On Mon, 30 Apr 2018 17:01:59 -0400, Clare Snyder
wrote:

On Mon, 30 Apr 2018 16:15:16 -0400, Clare Snyder
wrote:

On Mon, 30 Apr 2018 15:25:57 -0400, wrote:

On Mon, 30 Apr 2018 12:35:03 -0600, rbowman
wrote:

On 04/30/2018 10:05 AM, Ralph Mowery wrote:
Most places that have equipment that uses lots of power in the US will
have 480 volt 3 phase equipment such as motors. The lights are most
often 277 volts single phase as that is the neutral to one hot leg of
the 480 volt 3 phase circuit.

We leased an old bakery where the freight elevator was 550. After 40
years of home repairs the 550 showed up in the damnedest places. I never
made any assumptions about what I'd find when I opened a panel.

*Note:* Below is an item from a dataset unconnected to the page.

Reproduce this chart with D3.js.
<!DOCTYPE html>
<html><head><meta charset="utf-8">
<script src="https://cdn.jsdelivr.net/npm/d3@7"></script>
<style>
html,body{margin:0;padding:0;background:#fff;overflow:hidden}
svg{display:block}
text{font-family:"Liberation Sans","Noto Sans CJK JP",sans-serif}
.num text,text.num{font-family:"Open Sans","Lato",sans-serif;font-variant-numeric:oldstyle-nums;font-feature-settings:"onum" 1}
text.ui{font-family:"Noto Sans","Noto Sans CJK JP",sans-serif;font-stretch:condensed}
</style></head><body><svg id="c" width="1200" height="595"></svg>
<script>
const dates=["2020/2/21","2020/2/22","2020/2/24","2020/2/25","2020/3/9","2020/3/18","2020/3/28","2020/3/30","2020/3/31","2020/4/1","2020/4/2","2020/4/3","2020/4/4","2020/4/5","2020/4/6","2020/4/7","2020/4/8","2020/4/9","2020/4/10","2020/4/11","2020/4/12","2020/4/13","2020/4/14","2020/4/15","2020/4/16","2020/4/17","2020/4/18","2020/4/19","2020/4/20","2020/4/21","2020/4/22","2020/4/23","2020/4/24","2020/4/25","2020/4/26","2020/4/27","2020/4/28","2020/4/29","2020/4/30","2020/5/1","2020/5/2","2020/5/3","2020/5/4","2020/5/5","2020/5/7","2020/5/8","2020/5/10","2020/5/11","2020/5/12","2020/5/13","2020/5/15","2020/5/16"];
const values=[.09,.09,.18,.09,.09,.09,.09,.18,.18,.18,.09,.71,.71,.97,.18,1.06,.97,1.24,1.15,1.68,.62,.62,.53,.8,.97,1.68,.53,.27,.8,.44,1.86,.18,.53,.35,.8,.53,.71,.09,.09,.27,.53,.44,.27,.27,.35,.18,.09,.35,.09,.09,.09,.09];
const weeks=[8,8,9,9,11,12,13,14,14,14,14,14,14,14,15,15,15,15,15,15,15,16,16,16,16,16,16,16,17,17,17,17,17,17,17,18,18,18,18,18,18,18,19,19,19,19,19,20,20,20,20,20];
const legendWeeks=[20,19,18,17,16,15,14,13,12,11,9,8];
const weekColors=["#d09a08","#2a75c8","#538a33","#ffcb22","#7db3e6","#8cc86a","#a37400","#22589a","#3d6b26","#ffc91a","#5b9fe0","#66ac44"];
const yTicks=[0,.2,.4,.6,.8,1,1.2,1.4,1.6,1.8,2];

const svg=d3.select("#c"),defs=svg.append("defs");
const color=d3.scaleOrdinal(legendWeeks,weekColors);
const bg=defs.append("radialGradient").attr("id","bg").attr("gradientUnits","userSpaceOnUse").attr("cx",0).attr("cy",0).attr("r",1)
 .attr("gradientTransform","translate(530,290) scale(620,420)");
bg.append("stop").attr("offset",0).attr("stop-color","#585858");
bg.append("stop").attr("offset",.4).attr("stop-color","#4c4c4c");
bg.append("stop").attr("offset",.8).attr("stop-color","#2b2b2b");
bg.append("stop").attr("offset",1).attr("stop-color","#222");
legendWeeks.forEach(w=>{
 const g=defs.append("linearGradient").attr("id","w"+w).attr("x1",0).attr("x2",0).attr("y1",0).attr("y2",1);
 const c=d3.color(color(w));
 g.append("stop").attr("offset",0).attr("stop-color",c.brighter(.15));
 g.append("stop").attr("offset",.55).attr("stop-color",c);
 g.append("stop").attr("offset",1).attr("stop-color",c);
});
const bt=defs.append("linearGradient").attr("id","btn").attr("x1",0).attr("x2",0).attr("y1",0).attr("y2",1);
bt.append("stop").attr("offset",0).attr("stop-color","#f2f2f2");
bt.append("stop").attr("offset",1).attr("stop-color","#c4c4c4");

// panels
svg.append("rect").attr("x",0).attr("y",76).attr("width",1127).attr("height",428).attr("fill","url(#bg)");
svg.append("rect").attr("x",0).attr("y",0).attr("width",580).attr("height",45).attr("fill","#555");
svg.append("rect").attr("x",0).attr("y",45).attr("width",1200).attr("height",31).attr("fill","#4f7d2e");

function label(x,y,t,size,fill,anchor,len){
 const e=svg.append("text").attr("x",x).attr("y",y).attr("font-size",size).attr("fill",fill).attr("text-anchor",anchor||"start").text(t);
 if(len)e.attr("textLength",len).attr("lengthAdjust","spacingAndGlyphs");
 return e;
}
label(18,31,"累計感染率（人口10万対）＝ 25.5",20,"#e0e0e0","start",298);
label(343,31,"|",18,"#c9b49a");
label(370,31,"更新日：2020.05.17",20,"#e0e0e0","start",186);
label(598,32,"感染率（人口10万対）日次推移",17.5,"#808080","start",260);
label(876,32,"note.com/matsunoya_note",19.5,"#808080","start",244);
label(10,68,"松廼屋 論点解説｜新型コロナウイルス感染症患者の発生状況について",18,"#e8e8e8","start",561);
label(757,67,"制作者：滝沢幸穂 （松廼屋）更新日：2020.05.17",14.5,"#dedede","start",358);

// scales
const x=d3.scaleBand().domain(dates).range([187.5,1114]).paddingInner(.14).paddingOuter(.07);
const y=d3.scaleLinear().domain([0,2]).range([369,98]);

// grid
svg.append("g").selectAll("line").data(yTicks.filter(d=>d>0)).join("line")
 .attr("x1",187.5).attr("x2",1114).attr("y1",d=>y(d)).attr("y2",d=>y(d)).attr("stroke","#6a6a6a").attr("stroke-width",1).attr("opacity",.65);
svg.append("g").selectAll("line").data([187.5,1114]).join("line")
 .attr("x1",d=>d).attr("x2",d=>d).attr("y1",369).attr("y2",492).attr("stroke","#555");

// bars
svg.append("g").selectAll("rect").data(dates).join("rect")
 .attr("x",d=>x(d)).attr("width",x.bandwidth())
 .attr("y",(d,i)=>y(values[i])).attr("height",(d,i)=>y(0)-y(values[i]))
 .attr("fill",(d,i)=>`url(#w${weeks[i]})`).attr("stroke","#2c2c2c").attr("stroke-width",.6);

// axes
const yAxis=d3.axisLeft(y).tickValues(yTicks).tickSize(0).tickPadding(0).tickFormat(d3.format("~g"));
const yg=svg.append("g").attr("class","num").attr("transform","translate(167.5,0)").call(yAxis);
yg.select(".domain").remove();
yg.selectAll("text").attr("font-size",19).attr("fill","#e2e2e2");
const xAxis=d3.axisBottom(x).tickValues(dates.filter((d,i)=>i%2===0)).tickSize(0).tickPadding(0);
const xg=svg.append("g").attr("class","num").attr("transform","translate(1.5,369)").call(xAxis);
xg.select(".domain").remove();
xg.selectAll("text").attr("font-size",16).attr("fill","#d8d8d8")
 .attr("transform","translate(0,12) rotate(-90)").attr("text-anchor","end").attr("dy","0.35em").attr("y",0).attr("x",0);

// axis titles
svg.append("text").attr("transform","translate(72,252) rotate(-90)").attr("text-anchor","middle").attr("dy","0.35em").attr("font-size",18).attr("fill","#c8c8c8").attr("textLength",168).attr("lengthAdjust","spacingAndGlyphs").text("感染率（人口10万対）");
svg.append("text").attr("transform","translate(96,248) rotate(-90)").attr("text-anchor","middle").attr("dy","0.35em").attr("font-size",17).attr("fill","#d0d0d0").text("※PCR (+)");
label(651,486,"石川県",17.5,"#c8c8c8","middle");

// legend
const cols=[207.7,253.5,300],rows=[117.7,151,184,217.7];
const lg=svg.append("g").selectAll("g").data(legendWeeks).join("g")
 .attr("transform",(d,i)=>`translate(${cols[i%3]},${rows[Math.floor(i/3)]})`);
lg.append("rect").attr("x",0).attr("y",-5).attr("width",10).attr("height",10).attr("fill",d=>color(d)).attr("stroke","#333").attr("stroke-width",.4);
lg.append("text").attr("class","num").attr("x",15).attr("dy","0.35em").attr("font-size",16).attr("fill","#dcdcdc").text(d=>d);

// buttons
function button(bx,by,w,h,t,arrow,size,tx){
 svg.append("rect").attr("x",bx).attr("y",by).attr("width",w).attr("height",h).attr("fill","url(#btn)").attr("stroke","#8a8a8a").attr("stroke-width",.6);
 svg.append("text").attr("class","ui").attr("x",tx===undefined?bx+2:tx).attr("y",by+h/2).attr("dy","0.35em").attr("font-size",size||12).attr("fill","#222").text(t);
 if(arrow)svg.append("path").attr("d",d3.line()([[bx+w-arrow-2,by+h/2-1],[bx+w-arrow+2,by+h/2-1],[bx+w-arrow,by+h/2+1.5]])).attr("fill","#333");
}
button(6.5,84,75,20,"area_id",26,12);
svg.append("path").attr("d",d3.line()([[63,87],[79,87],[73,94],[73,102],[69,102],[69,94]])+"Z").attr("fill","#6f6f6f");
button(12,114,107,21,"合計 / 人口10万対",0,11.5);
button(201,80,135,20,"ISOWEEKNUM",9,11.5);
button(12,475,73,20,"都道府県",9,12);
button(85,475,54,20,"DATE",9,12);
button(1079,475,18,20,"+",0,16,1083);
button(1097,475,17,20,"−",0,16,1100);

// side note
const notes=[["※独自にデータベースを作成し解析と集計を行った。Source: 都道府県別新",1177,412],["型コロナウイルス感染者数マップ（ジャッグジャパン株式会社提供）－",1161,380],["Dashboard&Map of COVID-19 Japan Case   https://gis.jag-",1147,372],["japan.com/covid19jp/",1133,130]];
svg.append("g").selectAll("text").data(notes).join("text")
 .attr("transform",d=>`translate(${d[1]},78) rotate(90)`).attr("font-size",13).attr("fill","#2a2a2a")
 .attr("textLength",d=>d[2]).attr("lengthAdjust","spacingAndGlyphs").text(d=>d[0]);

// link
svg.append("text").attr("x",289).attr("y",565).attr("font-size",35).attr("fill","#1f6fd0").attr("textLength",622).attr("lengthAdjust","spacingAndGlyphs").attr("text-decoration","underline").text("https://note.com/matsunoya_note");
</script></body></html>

The strangest panel for the uninitiated is 3 p corner grounded delta.
It will look exactly like single phase 120/240 (2 pole breakers, 2
hots and a white grounded conductor) except there will be 240 to
ground and you will have 240v 3 phase equipment hanging off of it.
The first time I saw it I took a minute to figure out what I was
looking at.
The only place you will see it is where there are pretty much all 3
phase loads and maybe some 240v L/L load.



600 volt 3 phase delta (no neutral) is also pretty common.

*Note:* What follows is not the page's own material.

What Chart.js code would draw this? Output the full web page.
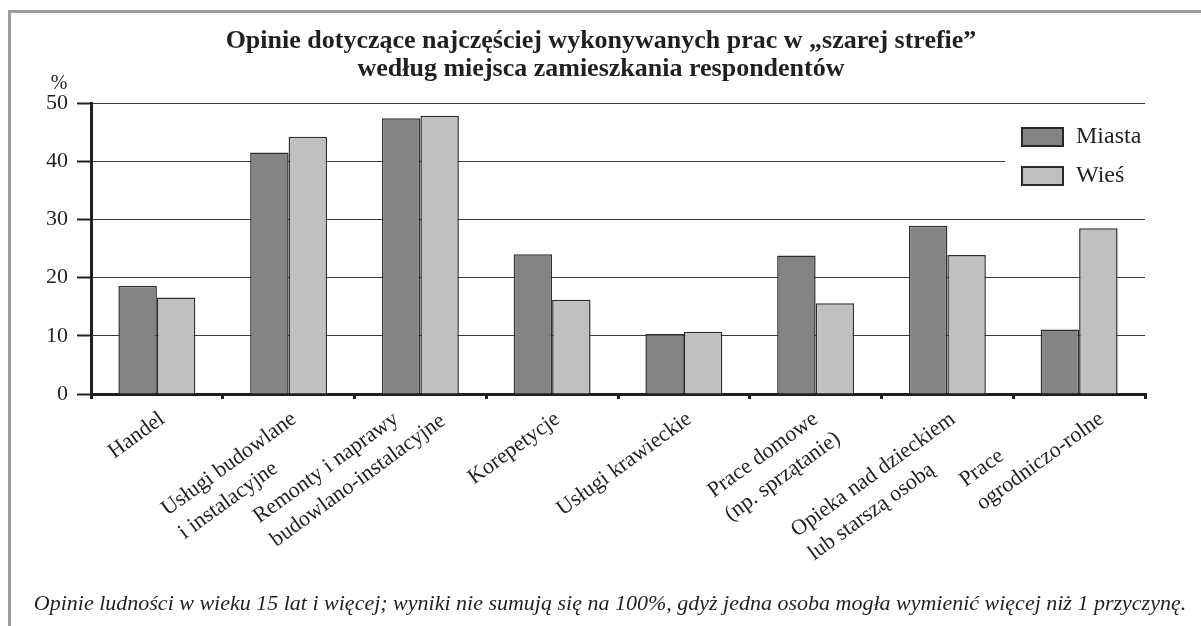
<!DOCTYPE html>
<html>
<head>
<meta charset="utf-8">
<script src="https://cdn.jsdelivr.net/npm/chart.js@4.4.1/dist/chart.umd.min.js"></script>
<style>
  html, body { margin: 0; padding: 0; background: #fff; }
  #wrap { width: 1201px; height: 626px; }
</style>
</head>
<body>
<div id="wrap"><canvas id="chart" width="1201" height="626"></canvas></div>
<script>
// dane
const categories = [
  ['Handel'],
  ['Usługi budowlane', 'i instalacyjne'],
  ['Remonty i naprawy', 'budowlano-instalacyjne'],
  ['Korepetycje'],
  ['Usługi krawieckie'],
  ['Prace domowe', '(np. sprzątanie)'],
  ['Opieka nad dzieckiem', 'lub starszą osobą'],
  ['Prace', 'ogrodniczo-rolne']
];
const seriesNames = ['Miasta', 'Wieś'];
const miasta = [18.6, 41.5, 47.4, 24.0, 10.3, 23.8, 28.9, 11.1];
const wies = [16.6, 44.2, 47.8, 16.2, 10.7, 15.6, 23.9, 28.5];
const yTicks = [0, 10, 20, 30, 40, 50];
const titleLines = [
  'Opinie dotyczące najczęściej wykonywanych prac w „szarej strefie”',
  'według miejsca zamieszkania respondentów'
];
const yUnit = '%';
const footNote = 'Opinie ludności w wieku 15 lat i więcej; wyniki nie sumują się na 100%, gdyż jedna osoba mogła wymienić więcej niż 1 przyczynę.';

const INK = '#231f20';
const SERIF = '"Liberation Serif", "Times New Roman", serif';
const LABEL_ANGLE = 36;
const LABEL_LH = 29;

// ramka, tytuł, jednostka i przypis
const decorPlugin = {
  id: 'decor',
  beforeDraw(chart) {
    const ctx = chart.ctx;
    ctx.save();
    ctx.fillStyle = '#fff';
    ctx.fillRect(0, 0, chart.width, chart.height);
    ctx.strokeStyle = '#9d9d9d';
    ctx.lineWidth = 3;
    ctx.beginPath();
    ctx.moveTo(9.5, chart.height);
    ctx.lineTo(9.5, 11.5);
    ctx.lineTo(chart.width, 11.5);
    ctx.stroke();
    ctx.restore();
  },
  afterDraw(chart) {
    const ctx = chart.ctx;
    ctx.save();
    ctx.fillStyle = INK;
    ctx.textAlign = 'center';
    ctx.textBaseline = 'alphabetic';
    ctx.font = 'bold 26px ' + SERIF;
    titleLines.forEach((t, i) => ctx.fillText(t, 601, 48 + i * 28));
    ctx.font = '20px ' + SERIF;
    ctx.fillText(yUnit, 59, 89);
    ctx.font = 'italic 22px ' + SERIF;
    ctx.fillText(footNote, 610, 610);
    ctx.restore();
  }
};

// legenda na białym tle w obszarze wykresu
const legendPlugin = {
  id: 'boxLegend',
  beforeDatasetsDraw(chart) {
    const ctx = chart.ctx;
    const area = chart.chartArea;
    ctx.save();
    ctx.fillStyle = '#fff';
    ctx.fillRect(1005, area.top + 8, area.right - 1005 + 2, 100);
    ctx.font = '24px ' + SERIF;
    ctx.textBaseline = 'middle';
    chart.data.datasets.forEach((ds, i) => {
      const y = 128 + i * 39;
      ctx.fillStyle = ds.backgroundColor;
      ctx.fillRect(1022, y, 41, 18);
      ctx.strokeStyle = '#2a2a2a';
      ctx.lineWidth = 2;
      ctx.strokeRect(1022, y, 41, 18);
      ctx.fillStyle = INK;
      ctx.fillText(ds.label, 1076, y + 9);
    });
    ctx.restore();
  }
};

// ukośne, wielowierszowe etykiety osi X (wyrównane do lewej)
const labelPlugin = {
  id: 'rotLabels',
  afterDraw(chart) {
    const ctx = chart.ctx;
    const xs = chart.scales.x;
    const th = LABEL_ANGLE * Math.PI / 180;
    const s = Math.sin(th), c = Math.cos(th);
    ctx.save();
    ctx.font = '22px ' + SERIF;
    ctx.fillStyle = INK;
    ctx.textAlign = 'left';
    ctx.textBaseline = 'top';
    categories.forEach((lines, i) => {
      const widths = lines.map(l => ctx.measureText(l).width);
      const W = Math.max(...widths);
      const lift = Math.min(...widths.map((w, k) => (W - w) * s + k * LABEL_LH * c));
      const tx = xs.getPixelForValue(i) - 1;
      const ty = xs.top + 14 - lift;
      ctx.save();
      ctx.translate(tx, ty);
      ctx.rotate(-th);
      lines.forEach((l, k) => ctx.fillText(l, -W, k * LABEL_LH));
      ctx.restore();
    });
    ctx.restore();
  }
};

new Chart(document.getElementById('chart'), {
  type: 'bar',
  data: {
    labels: categories.map(l => l.join(' ')),
    datasets: [
      { label: seriesNames[0], data: miasta, backgroundColor: '#858482' },
      { label: seriesNames[1], data: wies, backgroundColor: '#c1c0be' }
    ]
  },
  options: {
    responsive: false,
    animation: false,
    devicePixelRatio: 1,
    layout: { padding: { top: 103, right: 56, bottom: 222, left: 0 } },
    datasets: {
      bar: {
        barPercentage: 1,
        categoryPercentage: 0.584,
        borderColor: '#2e2e2e',
        borderWidth: 1.5
      }
    },
    plugins: {
      legend: { display: false },
      title: { display: false },
      tooltip: { enabled: false }
    },
    scales: {
      x: {
        type: 'category',
        offset: true,
        grid: {
          offset: true,
          drawOnChartArea: false,
          drawTicks: true,
          tickLength: 5,
          lineWidth: 3,
          color: INK
        },
        border: { display: true, width: 3, color: INK },
        ticks: { display: false },
        afterFit(scale) { scale.height = 10; }
      },
      y: {
        min: 0,
        max: 50,
        afterBuildTicks(scale) { scale.ticks = yTicks.map(v => ({ value: v })); },
        ticks: {
          font: { family: SERIF, size: 22 },
          color: INK,
          padding: 9
        },
        grid: {
          color: '#3a3a3a',
          lineWidth: 1,
          tickLength: 14,
          tickColor: INK,
          tickWidth: 2
        },
        border: { display: true, width: 3, color: INK },
        afterFit(scale) { scale.width = 91; }
      }
    }
  },
  plugins: [decorPlugin, legendPlugin, labelPlugin]
});
</script>
</body>
</html>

Also the old "wild leg delta" where one phase is center tapped to
give a standard single phase service for "office" use while providing
208 3 phase for "shop" loads.

AKA 3 phase 4 wire delta. Not common any more but was VERY common
years ago. Only 2 of the phase to neutral connections could be used
because the third "wild" or "high" leg was somewhere around 208.


Center tapped Delta is far from unusual here. It has the advantage of
supplying the full 240v on the line to line loads instead of 208. You
just look for 2 transformers on a pole and one usually larger than the
other.

http://gfretwell.com/electrical/red%...ansformers.jpg

The larger one supplies the 120/240 load.